— Begin Material provided —

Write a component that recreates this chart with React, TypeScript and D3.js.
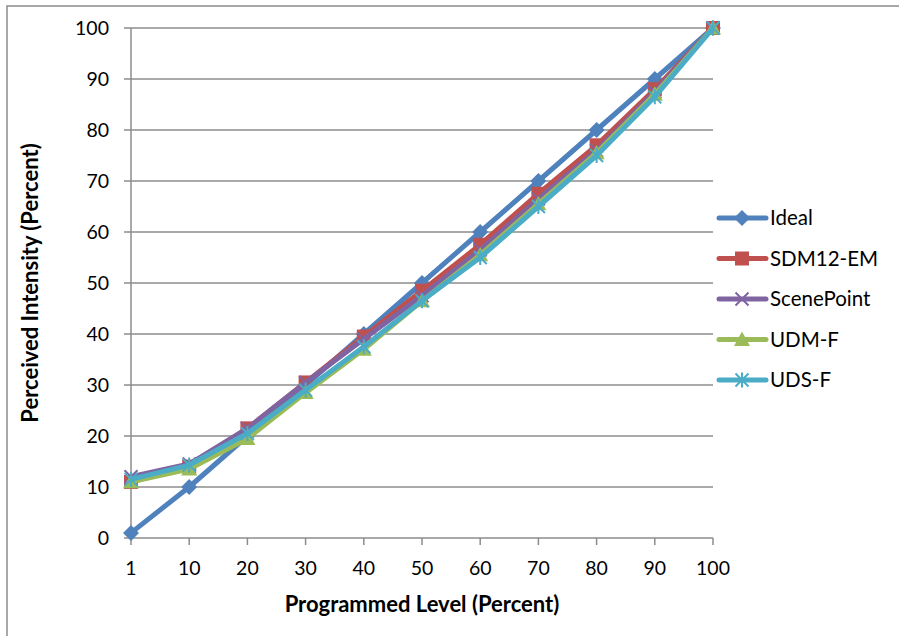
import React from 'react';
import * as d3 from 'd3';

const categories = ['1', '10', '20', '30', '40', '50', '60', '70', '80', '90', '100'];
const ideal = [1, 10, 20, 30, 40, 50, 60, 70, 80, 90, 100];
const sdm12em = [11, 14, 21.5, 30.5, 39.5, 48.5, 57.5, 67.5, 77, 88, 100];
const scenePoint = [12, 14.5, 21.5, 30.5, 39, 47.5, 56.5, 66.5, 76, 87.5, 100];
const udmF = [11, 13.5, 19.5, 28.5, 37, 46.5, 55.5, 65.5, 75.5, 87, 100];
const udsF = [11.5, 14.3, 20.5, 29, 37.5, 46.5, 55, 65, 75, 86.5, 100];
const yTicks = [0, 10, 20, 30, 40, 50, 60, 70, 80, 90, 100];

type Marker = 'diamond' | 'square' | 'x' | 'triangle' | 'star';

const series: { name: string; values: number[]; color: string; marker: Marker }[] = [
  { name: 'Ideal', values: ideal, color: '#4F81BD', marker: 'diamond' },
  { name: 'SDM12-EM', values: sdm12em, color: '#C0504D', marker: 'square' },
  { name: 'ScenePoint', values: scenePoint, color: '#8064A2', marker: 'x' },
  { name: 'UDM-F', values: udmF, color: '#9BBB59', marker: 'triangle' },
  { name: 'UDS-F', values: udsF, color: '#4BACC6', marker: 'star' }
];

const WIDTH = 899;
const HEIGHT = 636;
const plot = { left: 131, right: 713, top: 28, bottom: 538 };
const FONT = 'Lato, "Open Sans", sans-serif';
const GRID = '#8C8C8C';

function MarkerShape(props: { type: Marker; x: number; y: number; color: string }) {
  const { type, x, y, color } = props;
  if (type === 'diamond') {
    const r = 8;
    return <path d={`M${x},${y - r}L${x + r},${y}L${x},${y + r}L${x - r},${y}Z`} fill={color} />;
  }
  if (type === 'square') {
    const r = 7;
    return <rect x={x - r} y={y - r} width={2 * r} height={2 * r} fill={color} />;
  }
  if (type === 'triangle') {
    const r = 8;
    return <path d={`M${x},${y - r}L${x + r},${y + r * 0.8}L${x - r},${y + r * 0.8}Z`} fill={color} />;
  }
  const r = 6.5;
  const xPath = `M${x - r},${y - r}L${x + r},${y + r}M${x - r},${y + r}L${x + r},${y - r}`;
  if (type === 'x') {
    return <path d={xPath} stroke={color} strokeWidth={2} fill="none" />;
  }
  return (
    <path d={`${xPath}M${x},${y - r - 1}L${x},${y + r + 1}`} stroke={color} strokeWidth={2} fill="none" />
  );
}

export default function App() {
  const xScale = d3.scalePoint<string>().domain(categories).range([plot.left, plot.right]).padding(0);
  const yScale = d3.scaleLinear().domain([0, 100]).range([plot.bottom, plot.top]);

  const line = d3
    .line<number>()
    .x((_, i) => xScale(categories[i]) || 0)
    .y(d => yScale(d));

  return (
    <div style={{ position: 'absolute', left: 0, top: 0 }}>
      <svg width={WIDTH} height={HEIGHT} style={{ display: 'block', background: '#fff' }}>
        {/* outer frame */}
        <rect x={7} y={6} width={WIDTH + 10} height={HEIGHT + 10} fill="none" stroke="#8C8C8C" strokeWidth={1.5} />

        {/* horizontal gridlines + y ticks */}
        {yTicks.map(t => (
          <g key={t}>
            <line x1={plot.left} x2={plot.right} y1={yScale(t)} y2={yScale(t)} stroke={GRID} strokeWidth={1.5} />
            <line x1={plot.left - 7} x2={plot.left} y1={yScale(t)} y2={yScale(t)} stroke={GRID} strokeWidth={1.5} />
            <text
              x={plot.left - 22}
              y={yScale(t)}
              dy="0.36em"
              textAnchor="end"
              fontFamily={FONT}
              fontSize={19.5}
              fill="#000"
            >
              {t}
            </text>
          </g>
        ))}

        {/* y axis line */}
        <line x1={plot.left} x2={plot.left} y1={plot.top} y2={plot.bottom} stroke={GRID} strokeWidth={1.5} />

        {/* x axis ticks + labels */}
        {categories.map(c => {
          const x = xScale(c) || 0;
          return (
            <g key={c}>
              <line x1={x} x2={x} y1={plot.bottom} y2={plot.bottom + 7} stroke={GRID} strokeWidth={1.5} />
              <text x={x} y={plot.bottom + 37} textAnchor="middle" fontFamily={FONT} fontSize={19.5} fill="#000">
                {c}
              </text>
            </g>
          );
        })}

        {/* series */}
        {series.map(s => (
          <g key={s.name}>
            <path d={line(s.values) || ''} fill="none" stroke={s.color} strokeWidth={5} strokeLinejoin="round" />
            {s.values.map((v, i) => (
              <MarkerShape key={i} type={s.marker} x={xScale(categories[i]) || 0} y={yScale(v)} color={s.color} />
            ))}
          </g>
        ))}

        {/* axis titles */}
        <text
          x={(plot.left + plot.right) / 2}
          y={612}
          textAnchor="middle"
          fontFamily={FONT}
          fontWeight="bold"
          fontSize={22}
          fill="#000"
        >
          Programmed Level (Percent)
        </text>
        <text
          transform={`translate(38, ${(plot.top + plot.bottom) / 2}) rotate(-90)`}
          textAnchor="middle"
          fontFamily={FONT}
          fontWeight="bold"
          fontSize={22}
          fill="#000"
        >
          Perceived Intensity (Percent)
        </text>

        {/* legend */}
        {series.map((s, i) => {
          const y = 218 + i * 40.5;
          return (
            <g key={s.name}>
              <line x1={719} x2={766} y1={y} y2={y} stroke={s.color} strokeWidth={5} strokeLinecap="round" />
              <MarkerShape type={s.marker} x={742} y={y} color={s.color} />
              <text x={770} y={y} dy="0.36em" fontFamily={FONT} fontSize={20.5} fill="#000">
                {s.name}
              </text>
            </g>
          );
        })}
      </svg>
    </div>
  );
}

— End Material provided —
— Begin Material provided —

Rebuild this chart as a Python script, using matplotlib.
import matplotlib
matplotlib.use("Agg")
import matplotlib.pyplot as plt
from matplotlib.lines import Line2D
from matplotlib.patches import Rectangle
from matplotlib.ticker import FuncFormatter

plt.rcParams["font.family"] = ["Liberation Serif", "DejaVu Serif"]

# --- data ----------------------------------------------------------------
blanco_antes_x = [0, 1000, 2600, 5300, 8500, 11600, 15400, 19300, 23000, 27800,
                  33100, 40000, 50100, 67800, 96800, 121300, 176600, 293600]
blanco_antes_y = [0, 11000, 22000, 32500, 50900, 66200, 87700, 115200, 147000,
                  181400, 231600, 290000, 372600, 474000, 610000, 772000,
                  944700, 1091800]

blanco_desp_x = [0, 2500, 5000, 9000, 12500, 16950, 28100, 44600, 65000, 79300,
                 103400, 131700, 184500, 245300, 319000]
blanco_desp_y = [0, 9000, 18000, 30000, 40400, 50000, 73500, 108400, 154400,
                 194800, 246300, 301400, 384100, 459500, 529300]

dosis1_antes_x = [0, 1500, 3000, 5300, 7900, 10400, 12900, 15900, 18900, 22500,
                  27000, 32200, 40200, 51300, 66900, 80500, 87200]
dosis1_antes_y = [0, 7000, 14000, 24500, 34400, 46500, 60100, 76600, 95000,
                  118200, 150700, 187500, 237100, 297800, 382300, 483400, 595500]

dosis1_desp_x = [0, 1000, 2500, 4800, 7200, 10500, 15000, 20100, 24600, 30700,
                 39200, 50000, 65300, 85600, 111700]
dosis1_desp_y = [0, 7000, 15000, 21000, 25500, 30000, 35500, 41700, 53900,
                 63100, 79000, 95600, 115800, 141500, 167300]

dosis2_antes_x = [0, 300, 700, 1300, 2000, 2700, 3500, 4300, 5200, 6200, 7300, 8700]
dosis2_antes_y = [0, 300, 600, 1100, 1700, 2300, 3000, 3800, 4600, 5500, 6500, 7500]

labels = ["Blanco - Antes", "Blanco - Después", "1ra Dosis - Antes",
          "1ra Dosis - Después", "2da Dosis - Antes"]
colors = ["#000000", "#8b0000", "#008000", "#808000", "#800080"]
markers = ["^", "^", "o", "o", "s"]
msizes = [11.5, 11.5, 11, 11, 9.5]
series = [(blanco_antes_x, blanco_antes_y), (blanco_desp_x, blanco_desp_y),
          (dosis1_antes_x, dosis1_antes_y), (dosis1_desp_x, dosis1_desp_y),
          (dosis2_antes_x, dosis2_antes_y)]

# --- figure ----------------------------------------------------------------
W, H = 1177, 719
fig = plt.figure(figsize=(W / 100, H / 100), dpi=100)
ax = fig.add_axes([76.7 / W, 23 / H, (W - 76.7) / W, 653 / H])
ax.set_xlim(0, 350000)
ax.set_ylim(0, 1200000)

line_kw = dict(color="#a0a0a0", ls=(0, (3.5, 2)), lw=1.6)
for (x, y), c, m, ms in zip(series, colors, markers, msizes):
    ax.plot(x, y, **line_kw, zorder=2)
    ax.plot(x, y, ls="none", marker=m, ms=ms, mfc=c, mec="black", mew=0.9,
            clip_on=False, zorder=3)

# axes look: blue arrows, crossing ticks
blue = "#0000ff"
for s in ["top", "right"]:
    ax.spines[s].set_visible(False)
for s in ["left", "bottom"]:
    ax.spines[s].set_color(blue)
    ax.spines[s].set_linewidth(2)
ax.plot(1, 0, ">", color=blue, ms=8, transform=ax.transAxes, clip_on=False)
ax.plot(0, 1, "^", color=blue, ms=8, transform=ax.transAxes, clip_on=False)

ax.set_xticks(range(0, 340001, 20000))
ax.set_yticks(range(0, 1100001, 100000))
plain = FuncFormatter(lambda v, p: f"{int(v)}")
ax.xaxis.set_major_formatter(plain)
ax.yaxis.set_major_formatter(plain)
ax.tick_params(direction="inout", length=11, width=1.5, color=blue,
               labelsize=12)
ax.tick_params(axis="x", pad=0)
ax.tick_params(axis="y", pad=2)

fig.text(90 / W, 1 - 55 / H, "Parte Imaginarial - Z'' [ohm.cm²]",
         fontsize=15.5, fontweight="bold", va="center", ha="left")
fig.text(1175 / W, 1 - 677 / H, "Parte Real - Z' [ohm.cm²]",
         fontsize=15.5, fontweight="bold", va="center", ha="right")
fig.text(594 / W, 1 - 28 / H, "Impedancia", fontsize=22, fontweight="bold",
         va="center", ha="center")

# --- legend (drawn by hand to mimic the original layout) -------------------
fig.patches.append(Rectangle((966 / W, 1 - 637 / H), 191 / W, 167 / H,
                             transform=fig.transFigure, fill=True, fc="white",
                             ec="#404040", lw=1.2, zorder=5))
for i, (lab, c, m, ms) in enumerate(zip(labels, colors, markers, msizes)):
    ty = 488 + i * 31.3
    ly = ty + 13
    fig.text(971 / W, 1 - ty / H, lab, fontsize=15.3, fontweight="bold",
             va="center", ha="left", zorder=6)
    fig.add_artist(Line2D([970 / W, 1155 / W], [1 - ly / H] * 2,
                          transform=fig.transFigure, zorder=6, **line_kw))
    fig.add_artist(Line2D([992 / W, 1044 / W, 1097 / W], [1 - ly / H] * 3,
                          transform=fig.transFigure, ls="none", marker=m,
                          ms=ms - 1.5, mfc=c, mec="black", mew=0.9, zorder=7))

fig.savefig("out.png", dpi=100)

— End Material provided —

◆ Aim of the task ◆
Return exactly the lines from the one with "Write a component" to the one with "import * as d3 from 'd3';", both ends kept, and only those. Images are left out.

◆ Answer ◆
Write a component that recreates this chart with React, TypeScript and D3.js.
import React from 'react';
import * as d3 from 'd3';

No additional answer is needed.